Short task » Leaving out all pictures, copy exactly the lines from the one containing "Write the D3.js code for this chart." down to the one containing "6.76, 6.86];", both of them included.

Extracted records »
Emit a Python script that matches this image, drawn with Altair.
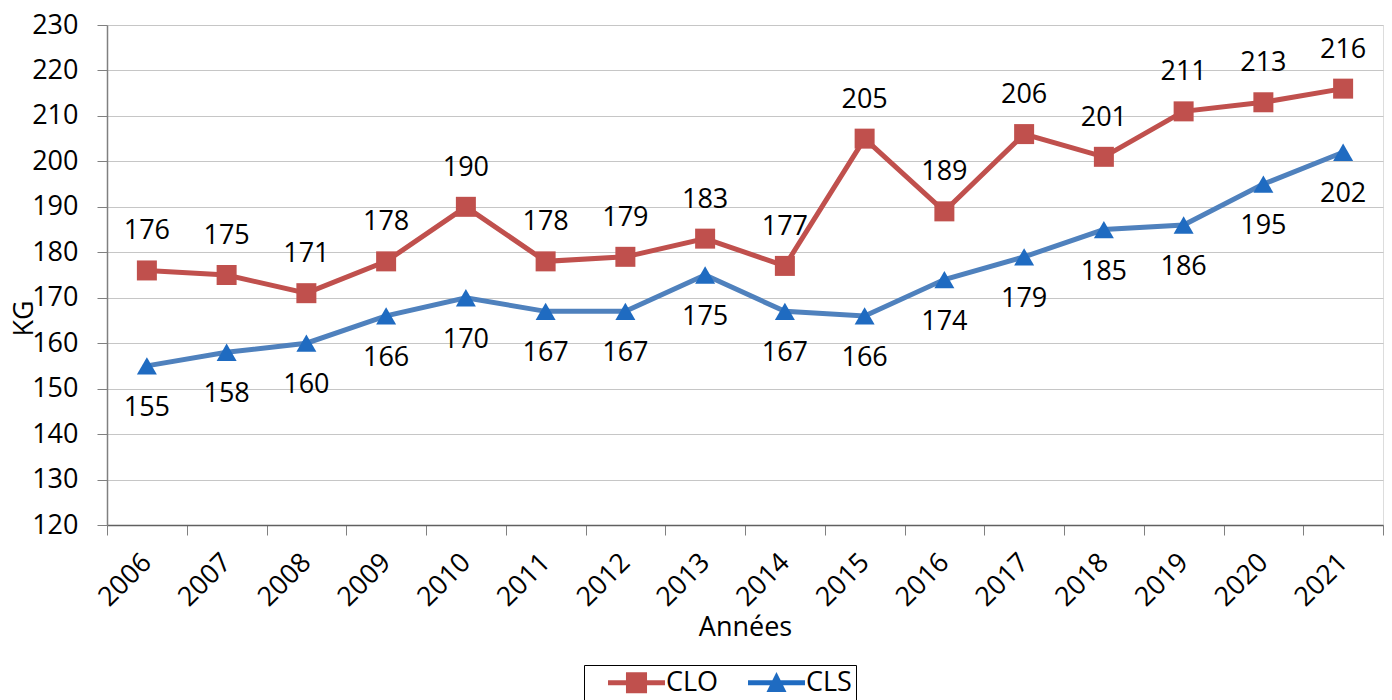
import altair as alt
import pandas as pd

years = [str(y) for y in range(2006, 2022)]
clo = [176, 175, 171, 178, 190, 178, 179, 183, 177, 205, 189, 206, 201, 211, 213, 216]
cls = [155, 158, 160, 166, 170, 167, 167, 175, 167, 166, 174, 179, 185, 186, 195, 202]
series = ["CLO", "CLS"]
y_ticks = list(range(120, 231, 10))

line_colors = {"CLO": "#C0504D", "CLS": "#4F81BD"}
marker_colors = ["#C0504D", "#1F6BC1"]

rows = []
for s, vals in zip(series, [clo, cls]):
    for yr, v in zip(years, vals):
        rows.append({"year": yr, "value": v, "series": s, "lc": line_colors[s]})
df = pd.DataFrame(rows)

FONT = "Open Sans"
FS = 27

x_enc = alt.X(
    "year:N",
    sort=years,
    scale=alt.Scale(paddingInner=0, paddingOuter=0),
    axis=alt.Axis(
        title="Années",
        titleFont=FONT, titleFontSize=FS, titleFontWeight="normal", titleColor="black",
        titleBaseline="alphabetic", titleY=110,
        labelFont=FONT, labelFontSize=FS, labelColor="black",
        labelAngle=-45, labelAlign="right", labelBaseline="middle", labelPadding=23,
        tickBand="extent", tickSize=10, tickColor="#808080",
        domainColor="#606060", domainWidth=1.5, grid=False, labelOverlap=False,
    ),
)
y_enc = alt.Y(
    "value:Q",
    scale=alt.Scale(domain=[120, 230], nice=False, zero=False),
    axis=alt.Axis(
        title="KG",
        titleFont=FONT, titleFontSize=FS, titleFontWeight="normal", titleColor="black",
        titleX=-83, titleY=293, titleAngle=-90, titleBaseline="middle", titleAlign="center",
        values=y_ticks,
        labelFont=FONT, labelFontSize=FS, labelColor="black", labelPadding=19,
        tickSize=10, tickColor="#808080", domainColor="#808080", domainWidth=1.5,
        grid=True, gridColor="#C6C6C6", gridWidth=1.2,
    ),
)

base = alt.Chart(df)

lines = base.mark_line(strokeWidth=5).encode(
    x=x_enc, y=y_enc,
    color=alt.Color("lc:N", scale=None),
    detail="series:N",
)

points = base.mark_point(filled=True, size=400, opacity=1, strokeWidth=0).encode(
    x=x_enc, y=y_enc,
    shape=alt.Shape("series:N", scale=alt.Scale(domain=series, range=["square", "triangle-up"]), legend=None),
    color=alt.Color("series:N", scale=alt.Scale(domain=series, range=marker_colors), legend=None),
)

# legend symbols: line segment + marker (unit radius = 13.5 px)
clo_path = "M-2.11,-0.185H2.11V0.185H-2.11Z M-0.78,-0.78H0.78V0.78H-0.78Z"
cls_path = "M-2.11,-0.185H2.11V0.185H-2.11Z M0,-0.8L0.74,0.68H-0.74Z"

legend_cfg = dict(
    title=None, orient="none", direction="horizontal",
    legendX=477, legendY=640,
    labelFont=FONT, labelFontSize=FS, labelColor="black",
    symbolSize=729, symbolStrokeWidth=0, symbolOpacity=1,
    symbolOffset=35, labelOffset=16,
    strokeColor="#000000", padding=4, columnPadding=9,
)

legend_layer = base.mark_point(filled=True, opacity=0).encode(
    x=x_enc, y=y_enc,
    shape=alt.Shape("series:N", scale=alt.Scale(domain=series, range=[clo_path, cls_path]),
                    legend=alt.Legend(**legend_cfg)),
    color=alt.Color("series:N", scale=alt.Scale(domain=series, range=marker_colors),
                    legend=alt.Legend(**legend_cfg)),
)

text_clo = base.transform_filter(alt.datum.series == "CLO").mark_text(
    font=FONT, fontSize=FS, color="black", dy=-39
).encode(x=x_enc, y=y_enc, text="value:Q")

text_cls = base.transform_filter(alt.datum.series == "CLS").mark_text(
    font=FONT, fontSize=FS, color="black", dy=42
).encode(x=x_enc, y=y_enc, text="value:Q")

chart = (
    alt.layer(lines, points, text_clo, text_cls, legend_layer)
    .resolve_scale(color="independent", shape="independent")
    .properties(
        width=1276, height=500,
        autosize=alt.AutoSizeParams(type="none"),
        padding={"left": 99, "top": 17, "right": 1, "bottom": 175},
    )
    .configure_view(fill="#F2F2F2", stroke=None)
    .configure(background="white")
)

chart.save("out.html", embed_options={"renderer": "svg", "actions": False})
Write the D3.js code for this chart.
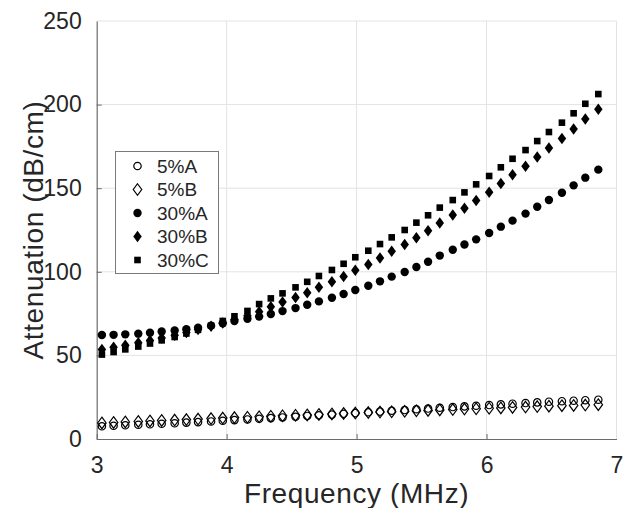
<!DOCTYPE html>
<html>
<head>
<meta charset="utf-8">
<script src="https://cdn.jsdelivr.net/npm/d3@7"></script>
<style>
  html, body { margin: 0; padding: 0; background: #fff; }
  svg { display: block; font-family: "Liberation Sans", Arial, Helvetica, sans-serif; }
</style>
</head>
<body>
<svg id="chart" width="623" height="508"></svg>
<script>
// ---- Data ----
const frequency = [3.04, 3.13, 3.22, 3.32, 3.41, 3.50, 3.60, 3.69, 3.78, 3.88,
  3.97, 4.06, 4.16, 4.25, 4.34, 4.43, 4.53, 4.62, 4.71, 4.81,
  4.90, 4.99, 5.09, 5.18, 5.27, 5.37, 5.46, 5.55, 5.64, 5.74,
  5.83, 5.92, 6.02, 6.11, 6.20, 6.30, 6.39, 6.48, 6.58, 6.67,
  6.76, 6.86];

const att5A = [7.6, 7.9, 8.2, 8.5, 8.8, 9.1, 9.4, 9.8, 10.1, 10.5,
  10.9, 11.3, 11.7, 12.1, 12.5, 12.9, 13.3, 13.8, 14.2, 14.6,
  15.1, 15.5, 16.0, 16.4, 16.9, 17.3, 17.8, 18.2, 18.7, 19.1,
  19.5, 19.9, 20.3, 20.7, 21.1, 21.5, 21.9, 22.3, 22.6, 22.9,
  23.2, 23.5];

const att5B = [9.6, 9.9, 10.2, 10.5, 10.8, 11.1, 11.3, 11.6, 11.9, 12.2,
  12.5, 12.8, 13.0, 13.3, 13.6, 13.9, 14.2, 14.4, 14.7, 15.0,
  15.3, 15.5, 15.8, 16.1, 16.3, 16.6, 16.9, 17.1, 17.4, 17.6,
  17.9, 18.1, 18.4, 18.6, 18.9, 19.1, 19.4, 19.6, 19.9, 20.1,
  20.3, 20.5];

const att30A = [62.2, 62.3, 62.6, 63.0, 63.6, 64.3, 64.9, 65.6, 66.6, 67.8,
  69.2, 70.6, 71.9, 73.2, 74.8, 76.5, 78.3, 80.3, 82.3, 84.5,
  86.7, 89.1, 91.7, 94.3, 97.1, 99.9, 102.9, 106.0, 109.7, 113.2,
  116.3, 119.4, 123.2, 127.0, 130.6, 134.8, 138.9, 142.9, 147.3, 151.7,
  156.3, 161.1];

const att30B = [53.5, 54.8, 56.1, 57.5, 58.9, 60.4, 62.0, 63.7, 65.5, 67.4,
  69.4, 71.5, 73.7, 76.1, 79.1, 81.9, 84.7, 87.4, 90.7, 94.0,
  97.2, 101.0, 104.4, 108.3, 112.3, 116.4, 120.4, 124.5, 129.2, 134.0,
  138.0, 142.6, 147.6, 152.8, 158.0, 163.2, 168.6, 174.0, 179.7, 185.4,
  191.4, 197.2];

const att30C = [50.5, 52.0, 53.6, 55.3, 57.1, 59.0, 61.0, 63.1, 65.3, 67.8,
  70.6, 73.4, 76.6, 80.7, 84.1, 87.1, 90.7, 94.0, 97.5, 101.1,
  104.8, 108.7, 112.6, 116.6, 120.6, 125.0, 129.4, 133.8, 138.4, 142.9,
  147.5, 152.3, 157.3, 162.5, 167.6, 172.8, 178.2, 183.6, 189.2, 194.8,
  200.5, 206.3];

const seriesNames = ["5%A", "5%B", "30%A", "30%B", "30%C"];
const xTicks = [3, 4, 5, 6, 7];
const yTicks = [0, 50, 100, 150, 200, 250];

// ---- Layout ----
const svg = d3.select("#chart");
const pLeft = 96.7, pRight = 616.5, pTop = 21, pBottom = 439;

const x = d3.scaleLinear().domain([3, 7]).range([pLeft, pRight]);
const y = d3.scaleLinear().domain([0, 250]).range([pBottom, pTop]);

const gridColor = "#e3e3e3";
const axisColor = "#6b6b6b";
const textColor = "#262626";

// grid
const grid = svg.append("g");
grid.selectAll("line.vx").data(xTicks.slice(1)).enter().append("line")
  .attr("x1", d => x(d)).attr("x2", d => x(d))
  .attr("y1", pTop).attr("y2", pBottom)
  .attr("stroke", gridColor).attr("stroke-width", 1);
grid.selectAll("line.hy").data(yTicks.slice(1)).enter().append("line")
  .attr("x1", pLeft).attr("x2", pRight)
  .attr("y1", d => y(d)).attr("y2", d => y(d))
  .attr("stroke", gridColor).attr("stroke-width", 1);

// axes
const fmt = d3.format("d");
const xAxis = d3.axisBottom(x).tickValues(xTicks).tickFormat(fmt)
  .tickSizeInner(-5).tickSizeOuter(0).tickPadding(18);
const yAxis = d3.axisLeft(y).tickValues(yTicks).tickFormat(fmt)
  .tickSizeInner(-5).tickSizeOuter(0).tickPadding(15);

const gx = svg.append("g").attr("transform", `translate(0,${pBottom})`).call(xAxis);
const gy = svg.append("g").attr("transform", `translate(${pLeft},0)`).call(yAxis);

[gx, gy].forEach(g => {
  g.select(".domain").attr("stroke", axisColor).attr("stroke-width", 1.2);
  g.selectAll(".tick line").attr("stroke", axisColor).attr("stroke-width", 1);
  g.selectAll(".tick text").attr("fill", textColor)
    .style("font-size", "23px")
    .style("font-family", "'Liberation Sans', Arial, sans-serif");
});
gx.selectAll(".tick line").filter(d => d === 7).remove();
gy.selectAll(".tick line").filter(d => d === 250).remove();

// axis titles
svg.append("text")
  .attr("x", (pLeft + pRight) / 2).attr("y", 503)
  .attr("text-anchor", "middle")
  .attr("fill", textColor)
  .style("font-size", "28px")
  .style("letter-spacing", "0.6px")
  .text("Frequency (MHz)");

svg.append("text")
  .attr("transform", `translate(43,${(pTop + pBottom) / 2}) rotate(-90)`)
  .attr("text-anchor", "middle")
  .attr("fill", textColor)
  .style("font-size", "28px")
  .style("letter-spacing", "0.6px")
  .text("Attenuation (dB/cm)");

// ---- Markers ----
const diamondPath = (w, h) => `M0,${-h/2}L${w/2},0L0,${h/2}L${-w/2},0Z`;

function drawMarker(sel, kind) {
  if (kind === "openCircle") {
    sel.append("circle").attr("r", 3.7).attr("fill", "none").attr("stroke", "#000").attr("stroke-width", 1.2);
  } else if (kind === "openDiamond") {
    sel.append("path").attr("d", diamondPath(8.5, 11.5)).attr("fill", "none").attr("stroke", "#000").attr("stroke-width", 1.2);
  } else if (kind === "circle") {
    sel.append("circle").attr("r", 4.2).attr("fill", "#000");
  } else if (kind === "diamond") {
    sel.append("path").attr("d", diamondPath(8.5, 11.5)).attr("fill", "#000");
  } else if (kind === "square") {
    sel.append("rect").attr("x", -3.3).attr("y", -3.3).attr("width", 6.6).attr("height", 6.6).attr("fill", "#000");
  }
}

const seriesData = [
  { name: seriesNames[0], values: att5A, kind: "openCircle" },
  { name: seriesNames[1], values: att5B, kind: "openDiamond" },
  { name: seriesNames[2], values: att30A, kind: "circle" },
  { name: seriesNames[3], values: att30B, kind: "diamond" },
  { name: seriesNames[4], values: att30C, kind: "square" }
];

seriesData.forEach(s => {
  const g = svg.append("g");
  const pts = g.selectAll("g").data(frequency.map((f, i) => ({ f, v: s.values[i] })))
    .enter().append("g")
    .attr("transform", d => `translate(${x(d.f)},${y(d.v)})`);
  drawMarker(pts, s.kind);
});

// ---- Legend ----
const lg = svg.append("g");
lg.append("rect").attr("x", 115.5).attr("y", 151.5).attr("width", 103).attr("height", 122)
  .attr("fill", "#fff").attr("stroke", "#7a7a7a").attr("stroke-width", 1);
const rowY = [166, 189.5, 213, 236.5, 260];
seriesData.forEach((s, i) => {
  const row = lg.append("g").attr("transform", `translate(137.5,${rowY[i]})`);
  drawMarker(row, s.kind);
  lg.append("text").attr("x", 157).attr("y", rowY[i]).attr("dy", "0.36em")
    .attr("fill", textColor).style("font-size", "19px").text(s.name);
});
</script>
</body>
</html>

==

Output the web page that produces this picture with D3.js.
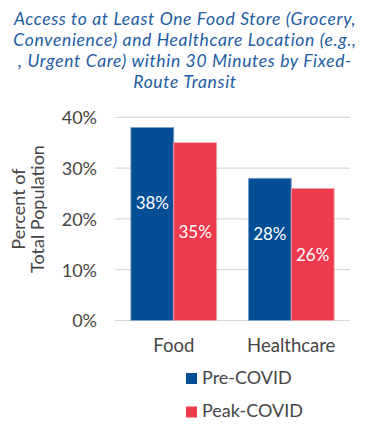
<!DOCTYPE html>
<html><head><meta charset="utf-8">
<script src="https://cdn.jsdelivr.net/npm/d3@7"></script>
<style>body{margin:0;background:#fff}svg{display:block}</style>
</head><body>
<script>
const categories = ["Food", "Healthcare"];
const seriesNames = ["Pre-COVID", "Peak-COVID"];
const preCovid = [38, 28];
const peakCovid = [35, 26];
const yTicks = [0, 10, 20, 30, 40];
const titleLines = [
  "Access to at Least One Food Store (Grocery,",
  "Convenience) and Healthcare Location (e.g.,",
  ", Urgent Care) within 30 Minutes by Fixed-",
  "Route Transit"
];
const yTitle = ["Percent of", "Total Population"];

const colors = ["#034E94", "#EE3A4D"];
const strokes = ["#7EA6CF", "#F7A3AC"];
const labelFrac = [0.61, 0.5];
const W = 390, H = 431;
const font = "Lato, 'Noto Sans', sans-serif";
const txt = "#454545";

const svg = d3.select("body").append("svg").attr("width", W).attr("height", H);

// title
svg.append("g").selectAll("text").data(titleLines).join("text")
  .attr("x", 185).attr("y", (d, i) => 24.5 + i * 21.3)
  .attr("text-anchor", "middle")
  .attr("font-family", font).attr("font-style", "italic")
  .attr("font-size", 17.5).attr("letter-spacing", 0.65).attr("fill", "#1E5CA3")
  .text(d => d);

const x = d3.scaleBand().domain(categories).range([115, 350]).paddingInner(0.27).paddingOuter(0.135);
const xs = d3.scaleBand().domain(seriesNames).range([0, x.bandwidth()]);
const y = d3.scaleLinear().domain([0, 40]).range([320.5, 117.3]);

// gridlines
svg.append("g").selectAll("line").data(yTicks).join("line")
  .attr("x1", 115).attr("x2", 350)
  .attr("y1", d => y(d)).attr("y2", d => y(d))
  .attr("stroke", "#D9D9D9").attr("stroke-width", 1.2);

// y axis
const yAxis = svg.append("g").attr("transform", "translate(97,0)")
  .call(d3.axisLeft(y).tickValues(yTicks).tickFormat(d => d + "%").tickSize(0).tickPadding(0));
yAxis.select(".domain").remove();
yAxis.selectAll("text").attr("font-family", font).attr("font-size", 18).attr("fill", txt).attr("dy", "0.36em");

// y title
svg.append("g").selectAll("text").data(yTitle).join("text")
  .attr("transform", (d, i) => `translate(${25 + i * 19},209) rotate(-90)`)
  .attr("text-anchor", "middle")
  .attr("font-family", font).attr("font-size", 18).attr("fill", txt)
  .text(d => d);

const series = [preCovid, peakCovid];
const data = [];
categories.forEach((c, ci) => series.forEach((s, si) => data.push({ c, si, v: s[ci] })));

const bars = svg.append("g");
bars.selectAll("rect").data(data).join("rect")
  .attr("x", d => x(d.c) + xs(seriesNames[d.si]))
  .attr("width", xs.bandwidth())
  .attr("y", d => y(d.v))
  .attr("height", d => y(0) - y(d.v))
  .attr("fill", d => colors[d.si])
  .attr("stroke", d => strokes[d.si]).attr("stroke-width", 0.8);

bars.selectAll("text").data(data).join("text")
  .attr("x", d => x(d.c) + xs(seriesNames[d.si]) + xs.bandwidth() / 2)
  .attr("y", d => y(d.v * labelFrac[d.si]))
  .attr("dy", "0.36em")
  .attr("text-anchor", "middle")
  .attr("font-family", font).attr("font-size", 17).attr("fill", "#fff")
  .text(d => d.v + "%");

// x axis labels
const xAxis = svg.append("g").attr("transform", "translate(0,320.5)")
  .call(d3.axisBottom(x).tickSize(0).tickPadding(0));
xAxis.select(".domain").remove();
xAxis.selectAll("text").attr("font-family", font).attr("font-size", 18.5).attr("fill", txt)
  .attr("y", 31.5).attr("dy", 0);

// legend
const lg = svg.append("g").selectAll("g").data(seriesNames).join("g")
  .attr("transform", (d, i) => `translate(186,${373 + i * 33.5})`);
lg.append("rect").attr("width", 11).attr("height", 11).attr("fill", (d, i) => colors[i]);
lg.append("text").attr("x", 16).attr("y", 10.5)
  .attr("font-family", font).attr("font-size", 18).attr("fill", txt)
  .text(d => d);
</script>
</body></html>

The completed task »
Write the D3.js code for this chart.
<!DOCTYPE html>
<html>
<head>
<meta charset="utf-8">
<script src="https://cdn.jsdelivr.net/npm/d3@7"></script>
<style>
  html, body { margin: 0; padding: 0; background: #fff; }
  svg { display: block; font-family: "Liberation Sans", Arial, Helvetica, sans-serif; }
</style>
</head>
<body>
<svg id="chart" width="623" height="508"></svg>
<script>
// ---- Data ----
const frequency = [3.04, 3.13, 3.22, 3.32, 3.41, 3.50, 3.60, 3.69, 3.78, 3.88,
  3.97, 4.06, 4.16, 4.25, 4.34, 4.43, 4.53, 4.62, 4.71, 4.81,
  4.90, 4.99, 5.09, 5.18, 5.27, 5.37, 5.46, 5.55, 5.64, 5.74,
  5.83, 5.92, 6.02, 6.11, 6.20, 6.30, 6.39, 6.48, 6.58, 6.67,
  6.76, 6.86];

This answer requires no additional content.